The scale of the opportunity
It is the truest of statements that Britain requires substantial investment. Two areas ripe for investment and opportunity are housing and the transition to clean energy. Michael Eakins, Chief Investment Officer of Phoenix Group stated during the Unleashing Capital webinar, that in the right regulatory environment, they stand ready to invest £30-50 billion of assets in the next 3-5 years into Productive Finance. Wishing to invest over the long term, in a manner which delivers investment returns to customers and delivers on the green agenda in a way that is beneficial to the economy. There is similar investment appetite among retail investors. Today however, access to such opportunities is limited and while the performance returns may appear attractive, the time horizon is far greater than that of other asset classes.
The Long-Term Assets Fund, ‘LTAF’, has been designed to solve for some of these challenges, the FCA (Financial Conduct Authority) approved fund structure provides pension fund savers and retail investors access to longer term investment opportunities whilst providing infrastructure projects access to long term capital. In addition to providing the investment opportunity the LTAF sets out protections for both the investor and the manager, such as 90-day redemption notice periods and a restriction on redemption points to no more than one day a month.
The minimum requirement for an LTAF is to have at least 50% of its investments in unlisted securities and other long-term assets such as private credit, infrastructure, and real estate. Given the 6.4% annualised return of infrastructure since 2013 the opportunity for direct investment will be welcomed by pension fund savers and retail investors.
Difficulties of scale
Creating an appropriate regulatory environment for investment into private assets is one thing, creating an investment operating model which afford assets owners the opportunity to significantly scale up their private asset allocations is another.
Post trade processes for private assets are notoriously laborious compared to their public equivalent, with many manual activities undertaken and often, over very long periods of time. Hampered by such inefficiencies, current models are challenging to scale.
Tokenisation as the tool to move the dial
Tokenisation is conceptually the solution to many of these obstacles. And although the idea has been bandied around for some time without any meaningful use cases developing, something is definitely different this year. The sheer energy behind the concept has certainly never been greater, with many leading industry figures recognising its potential, and several buy side firms actively engaged in planning, designing and testing. Add in the excellent work that some of the major banks have undertaken in recent years, such as the tokenisation of a BlackRock money market fund by JP Morgan, and what becomes clear is an impressive appetite among industry titans to adopt this nascent technology and take advantage of its opportunities.

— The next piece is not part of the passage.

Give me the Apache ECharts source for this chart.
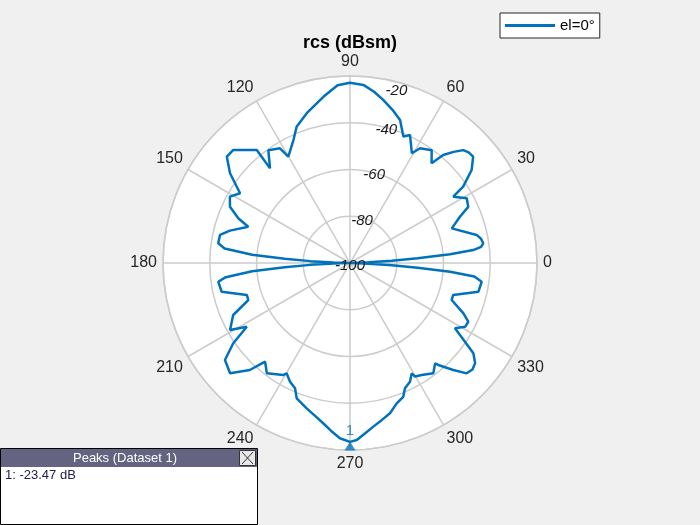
<!DOCTYPE html>
<html>
<head>
<meta charset="utf-8">
<script src="https://cdn.jsdelivr.net/npm/echarts@6/dist/echarts.min.js"></script>
<style>
html,body{margin:0;padding:0;background:#f0f0f0;}
#chart{width:700px;height:525px;}
</style>
</head>
<body>
<div id="chart"></div>
<script>
// ---- data ----
var angleDeg = [0,1,2,3,4,5,6,7,8.4,10.5,12.5,18.8,22.8,25.4,29,32.7,34,37.4,40.8,43,44.9,47,49.2,50.7,54.1,58.6,60.6,64.9,67.1,70.7,74.5,78.5,82,85.7,90,
  94,99.1,106.1,111.4,114.7,120.1,121.4,125.9,130.2,129.5,135.9,139.2,143.2,147.6,147.9,151.1,154.9,158.2,160.4,164.9,167.8,171.5,173.4,175.2,176.3,177.3,178.2,179,180,
  181,181.8,182.7,183.7,184.8,186.5,188.1,192.6,197.2,200,204,209.2,211.7,214.5,217.8,222.6,226.9,229.3,233,239.2,240.1,243.2,246.3,248.5,253.4,257,260.5,263.5,266.7,270,
  272.2,275,278.1,281.5,284.9,288.4,291.7,293.7,296.8,299.2,299.8,302.6,307.1,310.3,310.9,314,316.6,319,321.3,323.8,325.6,328.1,331,333.6,336.1,340,342.8,347.4,351.9,353.8,355,356,357,358,359,360];
var rcsDb = [-100,-99,-92,-82,-71,-57,-47,-43.5,-42.4,-43,-44.5,-54,-49,-44,-42.9,-47.5,-41.6,-34.5,-30.4,-30.6,-31.6,-35,-39,-44.9,-40.4,-42.5,-46.1,-39.5,-41.3,-35.2,-32,-28.8,-26,-23.6,-22.9,
  -23.8,-28,-33.3,-37.4,-42.1,-47.4,-42.5,-40.4,-47,-37.3,-30.5,-30.4,-35.9,-44.3,-45.3,-41.3,-43.3,-48.5,-53.8,-46.8,-43.1,-43,-46,-58,-72,-83,-93,-99,-100,
  -99,-93,-83,-72,-58,-46.5,-43.1,-43.7,-53.8,-53.7,-45.3,-41.2,-48.1,-39.4,-32.3,-30.3,-37.3,-44.3,-40.9,-44.2,-45.6,-43.1,-41.5,-37.8,-35.1,-33,-30.5,-27.8,-24.9,-23.47,
  -24.2,-26.8,-29.3,-31.5,-33.5,-36.7,-38.4,-41.5,-43.1,-45.9,-44,-43.1,-40.9,-43.7,-42.3,-36.4,-31.3,-30.6,-31.4,-34.6,-40.4,-47.1,-43.7,-43.5,-47,-53.7,-53.8,-43.7,-43.1,-46.5,-57,-71,-82,-92,-99,-100];
var angleTicks = [0,30,60,90,120,150,180,210,240,270,300,330];
var radialTicks = [-100,-80,-60,-40,-20];
var peakAngle = [270];
var peakDb = [-23.47];
var seriesName = 'el=0°';
var titleText = 'rcs (dBsm)';
var peaksTitle = 'Peaks (Dataset 1)';
var peaksRow = '1: -23.47 dB';

// ---- chart ----
var chart = echarts.init(document.getElementById('chart'), null, {renderer:'canvas'});
var CX = 350, CY = 263, R = 187;
var gridColor = '#cccccc';
var font = 'Liberation Sans, Arial, Helvetica, sans-serif';

var option = {
  backgroundColor: '#f0f0f0',
  animation: false,
  title: {
    text: titleText, left: 'center', top: 29,
    textStyle: {fontSize: 18, fontWeight: 'bold', color: '#000', fontFamily: font}
  },
  legend: {
    data: [{name: seriesName, icon: 'rect'}], left: 500, top: 13,
    backgroundColor: '#ffffff', borderColor: '#262626', borderWidth: 1, borderRadius: 0,
    padding: [5, 5, 5, 5], itemWidth: 50, itemHeight: 3,
    textStyle: {fontSize: 15, color: '#000', fontFamily: font}
  },
  polar: [
    {center: [CX, CY], radius: R},
    {center: [CX, CY], radius: R}
  ],
  angleAxis: [
    {
      polarIndex: 0, type: 'value', min: 0, max: 360, interval: 30,
      startAngle: 0, clockwise: false, z: 2,
      axisLine: {lineStyle: {color: gridColor, width: 1.5}},
      axisTick: {show: false},
      axisLabel: {
        margin: 6, fontSize: 16, color: '#262626', fontFamily: font,
        formatter: function (v) { return angleTicks.indexOf(v) >= 0 ? String(v) : ''; }
      },
      splitLine: {show: true, lineStyle: {color: gridColor, width: 1.5}}
    },
    {
      polarIndex: 1, type: 'value', min: 0, max: 360, startAngle: 75, clockwise: false, show: false
    }
  ],
  radiusAxis: [
    {
      polarIndex: 0, type: 'value', min: radialTicks[0], max: radialTicks[radialTicks.length - 1], interval: 20, z: 2,
      axisLine: {show: false}, axisTick: {show: false}, axisLabel: {show: false},
      splitLine: {show: true, lineStyle: {color: gridColor, width: 1.5}}
    },
    {
      polarIndex: 1, type: 'value', min: radialTicks[0], max: radialTicks[radialTicks.length - 1], interval: 20, z: 10,
      axisLine: {show: false}, axisTick: {show: false}, splitLine: {show: false},
      axisLabel: {
        margin: 0, align: 'center', verticalAlign: 'middle', showMinLabel: true, showMaxLabel: true,
        fontSize: 15, fontStyle: 'italic', color: '#1a1a1a', fontFamily: font,
        formatter: function (v) { return v === -20 ? '{t|' + v + '}' : '{n|' + v + '}'; },
        rich: {
          n: {fontSize: 15, fontStyle: 'italic', color: '#1a1a1a', fontFamily: font, padding: [5, 0, 0, 0]},
          t: {fontSize: 15, fontStyle: 'italic', color: '#1a1a1a', fontFamily: font, padding: [17, 4, 0, 0]}
        }
      }
    }
  ],
  series: [
    {
      name: seriesName, type: 'line', coordinateSystem: 'polar', polarIndex: 0,
      symbol: 'none', showSymbol: false, smooth: false,
      lineStyle: {color: '#0072BD', width: 2.5}, itemStyle: {color: '#0072BD'},
      data: angleDeg.map(function (a, i) { return [rcsDb[i], a]; }),
      z: 3
    },
    {
      name: 'peak', type: 'scatter', coordinateSystem: 'polar', polarIndex: 0,
      symbol: 'triangle', symbolSize: [11, 9], symbolOffset: [0, 4],
      itemStyle: {color: '#0072BD'},
      label: {show: true, position: 'top', distance: 3, formatter: '1', color: '#0072BD', fontSize: 15, fontFamily: font},
      data: peakAngle.map(function (a, i) { return [peakDb[i], a]; }),
      z: 4
    }
  ],
  graphic: [
    {type: 'circle', shape: {cx: CX, cy: CY, r: R}, style: {fill: '#ffffff'}, z: -10, silent: true},
    {type: 'rect', left: 0, top: 448, shape: {width: 257, height: 76}, style: {fill: '#ffffff', stroke: '#000000', lineWidth: 1}, z: 10},
    {type: 'rect', left: 1, top: 449, shape: {width: 256, height: 18}, style: {fill: '#646482'}, z: 11},
    {type: 'text', x: 125, y: 458, style: {text: peaksTitle, fill: '#ffffff', font: '13px Liberation Sans, Arial, sans-serif', textAlign: 'center', textVerticalAlign: 'middle'}, z: 12},
    {type: 'rect', left: 239, top: 450, shape: {width: 16, height: 15}, style: {fill: '#e8e8e8', stroke: '#333333', lineWidth: 1}, z: 12},
    {type: 'line', shape: {x1: 242, y1: 452, x2: 253, y2: 464}, style: {stroke: '#333333', lineWidth: 1}, z: 13},
    {type: 'line', shape: {x1: 253, y1: 452, x2: 242, y2: 464}, style: {stroke: '#333333', lineWidth: 1}, z: 13},
    {type: 'text', x: 5, y: 475, style: {text: peaksRow, fill: '#202050', font: '13px Liberation Sans, Arial, sans-serif', textVerticalAlign: 'middle'}, z: 12}
  ]
};
chart.setOption(option);
</script>
</body>
</html>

What does the near future hold?
We believe that any successful tokenised private asset strategy will
- exist within the same regulatory environment as that which institutional asset owners and their clients are already used to such as KYC (Know Your Customer) / AML (Anti Money Laundering), investor protections and institutional grade custody as a minimum requirement
- be a blended service provider model of some of the new market entrants and the traditional financial services providers, who not only have strong networks within the investment community, but also advocate a partnership style approach to collaboratively building a pathway to a better outcome.
We work closely with asset owners and asset managers to harness the benefits of tokenisation. And, while some firms are in the initial discovery phases and others further ahead, what is clear to all is the sheer scale of opportunity.